Advertisement

GOP Picks a Budget Fight With Welfare Legislation

Share
TIMES STAFF WRITER

House Republicans embarked on a collision course Wednesday with the White House over welfare policy, deciding that terms under which legal immigrants could receive public assistance should be changed and asserting that “workfare” participants are not subject to federal wage and workplace protections.

Rep. E. Clay Shaw Jr. (R-Fla.), who is drafting welfare legislation under the bipartisan budget agreement, said that the changes he seeks would be kinder to the 400,000 elderly--but not disabled--legal immigrants who receive supplemental security income. Those benefits would be disrupted under the balanced-budget deal endorsed last month by the White House and congressional leaders.

Shaw’s alternative proposal would keep benefits flowing to all 700,000 elderly and disabled immigrants on the SSI rolls. But it would depart from the budget deal by denying SSI benefits to legal noncitizens who become disabled or 65 years old after Aug. 22, 1996, the day Clinton signed the welfare reform bill into law.

Advertisement

In addition, it would remove legal immigrants from the SSI rolls if those who sponsored their entry into the country earn more than 150% of the federal poverty level--about $19,500 a year for a family of three.

Lawmakers said that they do not know how many recipients the new requirement would cut from the rolls.

But immigration advocates estimated that it might threaten payments to as many as half of the elderly and disabled noncitizens now receiving SSI.

California is home to about 40% of the legal immigrants on the nation’s SSI rolls.

So Shaw’s proposal, if enacted into law over likely opposition from the Clinton administration, would have a profound effect on the state’s economy and its immigrant community.

“SSI has become a pension plan for Third World countries,” said Shaw. “That is not what we envisioned for our country,” he added.

Asked what legal immigrants should do if they become disabled in the future, Shaw said: “I guess they can go home if they don’t like what they have here.”

Advertisement

The Shaw proposal also would require the Immigration and Naturalization Service to draw up legal documents in which incoming legal immigrants swear that they will not become public charges as long as they are noncitizens.

Signing the document would make the immigrants subject to deportation if they do receive welfare for more than 12 months in their first three years in the United States.
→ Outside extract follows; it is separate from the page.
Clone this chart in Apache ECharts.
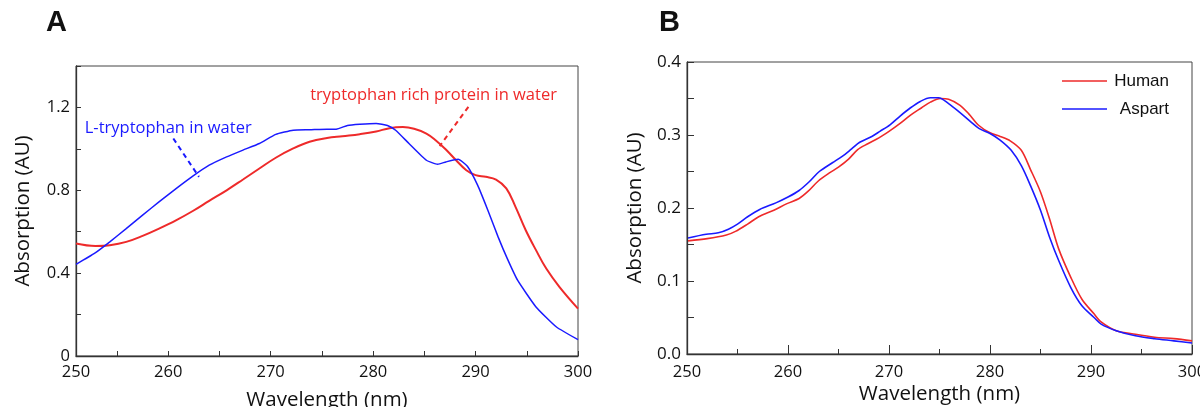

Shaw called the pledge “just full disclosure” and added that it would signal to incoming immigrants that, while they may take advantage of the nation’s economic opportunities, they should not be permitted to rely on the generosity of its taxpayers unless they take the step of becoming citizens.

In another proposal that would reverse administration policy, Shaw’s draft bill would tell states that they are not required to pay welfare recipients working in state-sponsored community service jobs the federal minimum wage, which currently is $4.75 an hour but will rise to $5.15 an hour on Sept. 1.

Rather, states could pay workers the equivalent of the minimum wage by including the value of cash payments, food stamps, Medicaid, child care and public housing.

Shaw on Wednesday portrayed the shifts as slight departures from the balanced-budget agreement struck with the administration last month, saying that the package is “in the spirit” of the accord. But, he acknowledged, “we’re going to disagree on some points.”

Advertisement

*

Shaw’s proposal will guide the GOP-controlled House Ways and Means Committee when it moves to draft a 1998 budget reconciliation bill Friday. The committee’s ranking Democrat signaled that Shaw’s proposals will meet stiff opposition from Democratic members.

Rep. Sander Levin (D-Mich.) said that the Shaw package “violates the budget agreement purely and simply” in its provisions pertaining to legal immigrants. “It also violates American standards” of fairness, he added.

“This is going to not only break the budget agreement but break the backs of hundreds of thousands of elderly people,” Levin told reporters.

Levin also denounced the draft bill’s “workfare” provisions that would absolve states of any minimum-wage requirements for community service jobs.

“You’re going to tell people moving from welfare to work, ‘We don’t value your work and we don’t value you,’ ” said Levin.